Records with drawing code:
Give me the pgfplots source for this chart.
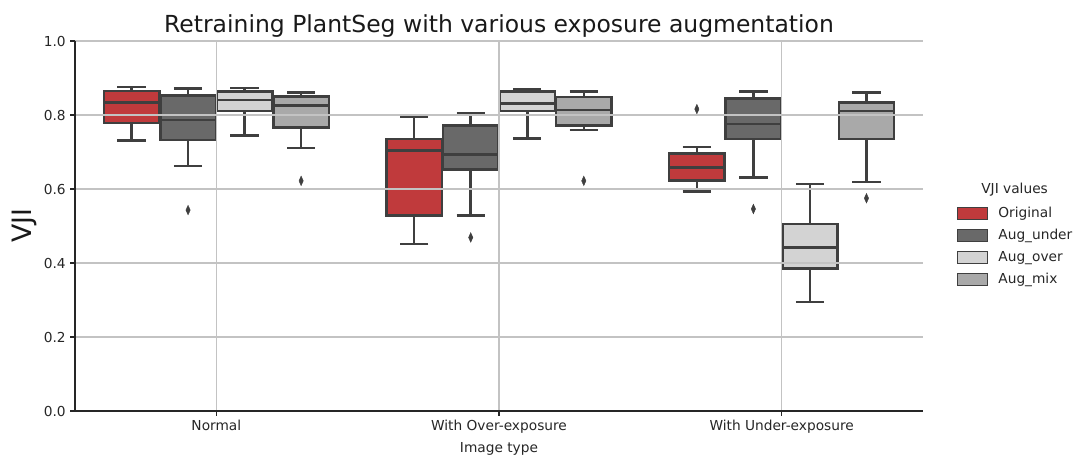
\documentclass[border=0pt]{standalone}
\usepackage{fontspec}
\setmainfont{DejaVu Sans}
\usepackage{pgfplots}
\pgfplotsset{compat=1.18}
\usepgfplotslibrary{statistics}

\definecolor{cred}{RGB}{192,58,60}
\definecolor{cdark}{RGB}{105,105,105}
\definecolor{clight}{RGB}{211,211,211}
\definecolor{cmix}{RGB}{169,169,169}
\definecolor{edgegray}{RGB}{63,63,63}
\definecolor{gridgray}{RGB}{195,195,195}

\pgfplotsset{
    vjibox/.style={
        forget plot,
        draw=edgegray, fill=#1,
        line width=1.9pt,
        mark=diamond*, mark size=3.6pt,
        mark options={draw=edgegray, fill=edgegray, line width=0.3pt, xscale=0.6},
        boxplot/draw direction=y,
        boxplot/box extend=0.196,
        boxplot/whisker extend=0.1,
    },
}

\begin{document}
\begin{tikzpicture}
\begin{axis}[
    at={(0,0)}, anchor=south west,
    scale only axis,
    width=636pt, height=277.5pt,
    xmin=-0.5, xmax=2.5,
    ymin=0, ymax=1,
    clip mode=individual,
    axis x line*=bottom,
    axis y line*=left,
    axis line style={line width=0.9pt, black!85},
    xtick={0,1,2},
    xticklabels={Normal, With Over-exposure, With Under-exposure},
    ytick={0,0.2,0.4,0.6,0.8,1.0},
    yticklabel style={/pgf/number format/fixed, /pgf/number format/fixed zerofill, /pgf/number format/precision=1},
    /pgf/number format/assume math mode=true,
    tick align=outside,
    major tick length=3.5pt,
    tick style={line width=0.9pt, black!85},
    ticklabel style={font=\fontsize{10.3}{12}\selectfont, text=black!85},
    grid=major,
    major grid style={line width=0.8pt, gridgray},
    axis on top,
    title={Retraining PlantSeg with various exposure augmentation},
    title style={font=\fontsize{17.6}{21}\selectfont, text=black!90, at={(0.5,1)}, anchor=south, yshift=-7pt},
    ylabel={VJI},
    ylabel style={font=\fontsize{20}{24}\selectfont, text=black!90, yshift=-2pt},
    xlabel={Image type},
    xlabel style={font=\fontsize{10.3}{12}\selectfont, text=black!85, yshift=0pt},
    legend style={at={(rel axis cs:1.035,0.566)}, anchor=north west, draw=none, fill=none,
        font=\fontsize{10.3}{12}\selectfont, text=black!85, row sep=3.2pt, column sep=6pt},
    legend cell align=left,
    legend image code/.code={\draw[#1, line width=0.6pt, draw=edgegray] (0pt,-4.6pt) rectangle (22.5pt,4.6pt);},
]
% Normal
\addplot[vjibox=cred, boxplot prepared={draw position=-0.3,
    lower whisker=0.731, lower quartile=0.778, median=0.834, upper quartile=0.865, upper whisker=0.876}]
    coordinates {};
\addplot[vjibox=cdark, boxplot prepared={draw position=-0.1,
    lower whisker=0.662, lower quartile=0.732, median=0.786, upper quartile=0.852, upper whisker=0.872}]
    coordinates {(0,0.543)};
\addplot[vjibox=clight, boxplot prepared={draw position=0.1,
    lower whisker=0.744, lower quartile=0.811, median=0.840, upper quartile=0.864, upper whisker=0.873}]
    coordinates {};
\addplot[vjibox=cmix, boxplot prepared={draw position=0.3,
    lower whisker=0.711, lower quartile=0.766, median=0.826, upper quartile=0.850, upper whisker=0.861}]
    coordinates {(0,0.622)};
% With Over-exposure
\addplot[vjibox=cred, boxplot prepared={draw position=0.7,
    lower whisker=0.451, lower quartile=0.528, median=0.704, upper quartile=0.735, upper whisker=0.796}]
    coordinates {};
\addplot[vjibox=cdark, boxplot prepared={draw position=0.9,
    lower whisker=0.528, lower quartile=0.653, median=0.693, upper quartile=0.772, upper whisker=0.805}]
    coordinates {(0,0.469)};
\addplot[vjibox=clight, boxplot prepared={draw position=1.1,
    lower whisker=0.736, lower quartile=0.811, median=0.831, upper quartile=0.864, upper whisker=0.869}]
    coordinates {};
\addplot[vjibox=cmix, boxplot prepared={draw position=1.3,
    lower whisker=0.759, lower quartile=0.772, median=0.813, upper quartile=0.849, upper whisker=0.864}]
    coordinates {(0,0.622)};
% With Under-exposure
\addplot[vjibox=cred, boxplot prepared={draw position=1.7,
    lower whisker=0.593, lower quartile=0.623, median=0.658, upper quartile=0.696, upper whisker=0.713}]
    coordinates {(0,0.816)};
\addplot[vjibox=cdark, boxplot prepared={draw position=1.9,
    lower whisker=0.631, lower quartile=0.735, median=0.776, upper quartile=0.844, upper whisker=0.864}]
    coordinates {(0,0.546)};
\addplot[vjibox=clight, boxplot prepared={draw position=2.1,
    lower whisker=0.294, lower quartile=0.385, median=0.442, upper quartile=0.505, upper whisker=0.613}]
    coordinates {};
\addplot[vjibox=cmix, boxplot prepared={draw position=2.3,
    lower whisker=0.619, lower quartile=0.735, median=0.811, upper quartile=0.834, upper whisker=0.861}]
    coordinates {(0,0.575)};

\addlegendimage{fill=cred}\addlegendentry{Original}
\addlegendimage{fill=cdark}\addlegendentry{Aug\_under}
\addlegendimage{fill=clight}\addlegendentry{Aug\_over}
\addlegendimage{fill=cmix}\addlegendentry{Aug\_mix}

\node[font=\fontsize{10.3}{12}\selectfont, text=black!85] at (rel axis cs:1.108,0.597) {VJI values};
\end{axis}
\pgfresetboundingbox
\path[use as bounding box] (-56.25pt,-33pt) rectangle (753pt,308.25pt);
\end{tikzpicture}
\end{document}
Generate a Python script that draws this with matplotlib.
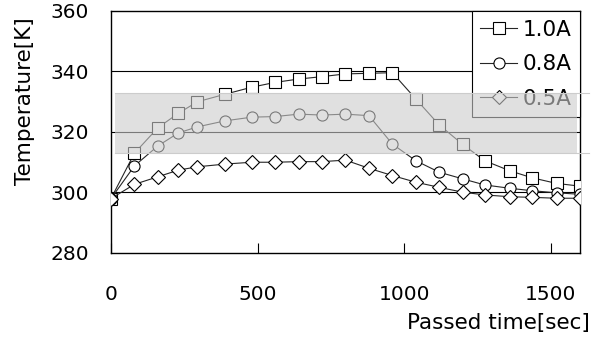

● The problem
Write out every line above exactly as it is, leaving out the pictures.

● The answer
Give me the pgfplots source for this chart.
\documentclass[border=0pt]{standalone}
\usepackage{fontspec}
\setmainfont{DejaVu Sans}
\usepackage{pgfplots}
\pgfplotsset{compat=1.18}
\usepgfplotslibrary{statistics}

\definecolor{cred}{RGB}{192,58,60}
\definecolor{cdark}{RGB}{105,105,105}
\definecolor{clight}{RGB}{211,211,211}
\definecolor{cmix}{RGB}{169,169,169}
\definecolor{edgegray}{RGB}{63,63,63}
\definecolor{gridgray}{RGB}{195,195,195}

\pgfplotsset{
    vjibox/.style={
        forget plot,
        draw=edgegray, fill=#1,
        line width=1.9pt,
        mark=diamond*, mark size=3.6pt,
        mark options={draw=edgegray, fill=edgegray, line width=0.3pt, xscale=0.6},
        boxplot/draw direction=y,
        boxplot/box extend=0.196,
        boxplot/whisker extend=0.1,
    },
}

\begin{document}
\begin{tikzpicture}
\begin{axis}[
    at={(0,0)}, anchor=south west,
    scale only axis,
    width=636pt, height=277.5pt,
    xmin=-0.5, xmax=2.5,
    ymin=0, ymax=1,
    clip mode=individual,
    axis x line*=bottom,
    axis y line*=left,
    axis line style={line width=0.9pt, black!85},
    xtick={0,1,2},
    xticklabels={Normal, With Over-exposure, With Under-exposure},
    ytick={0,0.2,0.4,0.6,0.8,1.0},
    yticklabel style={/pgf/number format/fixed, /pgf/number format/fixed zerofill, /pgf/number format/precision=1},
    /pgf/number format/assume math mode=true,
    tick align=outside,
    major tick length=3.5pt,
    tick style={line width=0.9pt, black!85},
    ticklabel style={font=\fontsize{10.3}{12}\selectfont, text=black!85},
    grid=major,
    major grid style={line width=0.8pt, gridgray},
    axis on top,
    title={Retraining PlantSeg with various exposure augmentation},
    title style={font=\fontsize{17.6}{21}\selectfont, text=black!90, at={(0.5,1)}, anchor=south, yshift=-7pt},
    ylabel={VJI},
    ylabel style={font=\fontsize{20}{24}\selectfont, text=black!90, yshift=-2pt},
    xlabel={Image type},
    xlabel style={font=\fontsize{10.3}{12}\selectfont, text=black!85, yshift=0pt},
    legend style={at={(rel axis cs:1.035,0.566)}, anchor=north west, draw=none, fill=none,
        font=\fontsize{10.3}{12}\selectfont, text=black!85, row sep=3.2pt, column sep=6pt},
    legend cell align=left,
    legend image code/.code={\draw[#1, line width=0.6pt, draw=edgegray] (0pt,-4.6pt) rectangle (22.5pt,4.6pt);},
]
% Normal
\addplot[vjibox=cred, boxplot prepared={draw position=-0.3,
    lower whisker=0.731, lower quartile=0.778, median=0.834, upper quartile=0.865, upper whisker=0.876}]
    coordinates {};
\addplot[vjibox=cdark, boxplot prepared={draw position=-0.1,
    lower whisker=0.662, lower quartile=0.732, median=0.786, upper quartile=0.852, upper whisker=0.872}]
    coordinates {(0,0.543)};
\addplot[vjibox=clight, boxplot prepared={draw position=0.1,
    lower whisker=0.744, lower quartile=0.811, median=0.840, upper quartile=0.864, upper whisker=0.873}]
    coordinates {};
\addplot[vjibox=cmix, boxplot prepared={draw position=0.3,
    lower whisker=0.711, lower quartile=0.766, median=0.826, upper quartile=0.850, upper whisker=0.861}]
    coordinates {(0,0.622)};
% With Over-exposure
\addplot[vjibox=cred, boxplot prepared={draw position=0.7,
    lower whisker=0.451, lower quartile=0.528, median=0.704, upper quartile=0.735, upper whisker=0.796}]
    coordinates {};
\addplot[vjibox=cdark, boxplot prepared={draw position=0.9,
    lower whisker=0.528, lower quartile=0.653, median=0.693, upper quartile=0.772, upper whisker=0.805}]
    coordinates {(0,0.469)};
\addplot[vjibox=clight, boxplot prepared={draw position=1.1,
    lower whisker=0.736, lower quartile=0.811, median=0.831, upper quartile=0.864, upper whisker=0.869}]
    coordinates {};
\addplot[vjibox=cmix, boxplot prepared={draw position=1.3,
    lower whisker=0.759, lower quartile=0.772, median=0.813, upper quartile=0.849, upper whisker=0.864}]
    coordinates {(0,0.622)};
% With Under-exposure
\addplot[vjibox=cred, boxplot prepared={draw position=1.7,
    lower whisker=0.593, lower quartile=0.623, median=0.658, upper quartile=0.696, upper whisker=0.713}]
    coordinates {(0,0.816)};
\addplot[vjibox=cdark, boxplot prepared={draw position=1.9,
    lower whisker=0.631, lower quartile=0.735, median=0.776, upper quartile=0.844, upper whisker=0.864}]
    coordinates {(0,0.546)};
\addplot[vjibox=clight, boxplot prepared={draw position=2.1,
    lower whisker=0.294, lower quartile=0.385, median=0.442, upper quartile=0.505, upper whisker=0.613}]
    coordinates {};
\addplot[vjibox=cmix, boxplot prepared={draw position=2.3,
    lower whisker=0.619, lower quartile=0.735, median=0.811, upper quartile=0.834, upper whisker=0.861}]
    coordinates {(0,0.575)};

\addlegendimage{fill=cred}\addlegendentry{Original}
\addlegendimage{fill=cdark}\addlegendentry{Aug\_under}
\addlegendimage{fill=clight}\addlegendentry{Aug\_over}
\addlegendimage{fill=cmix}\addlegendentry{Aug\_mix}

\node[font=\fontsize{10.3}{12}\selectfont, text=black!85] at (rel axis cs:1.108,0.597) {VJI values};
\end{axis}
\pgfresetboundingbox
\path[use as bounding box] (-56.25pt,-33pt) rectangle (753pt,308.25pt);
\end{tikzpicture}
\end{document}
Generate a Python script that draws this with matplotlib.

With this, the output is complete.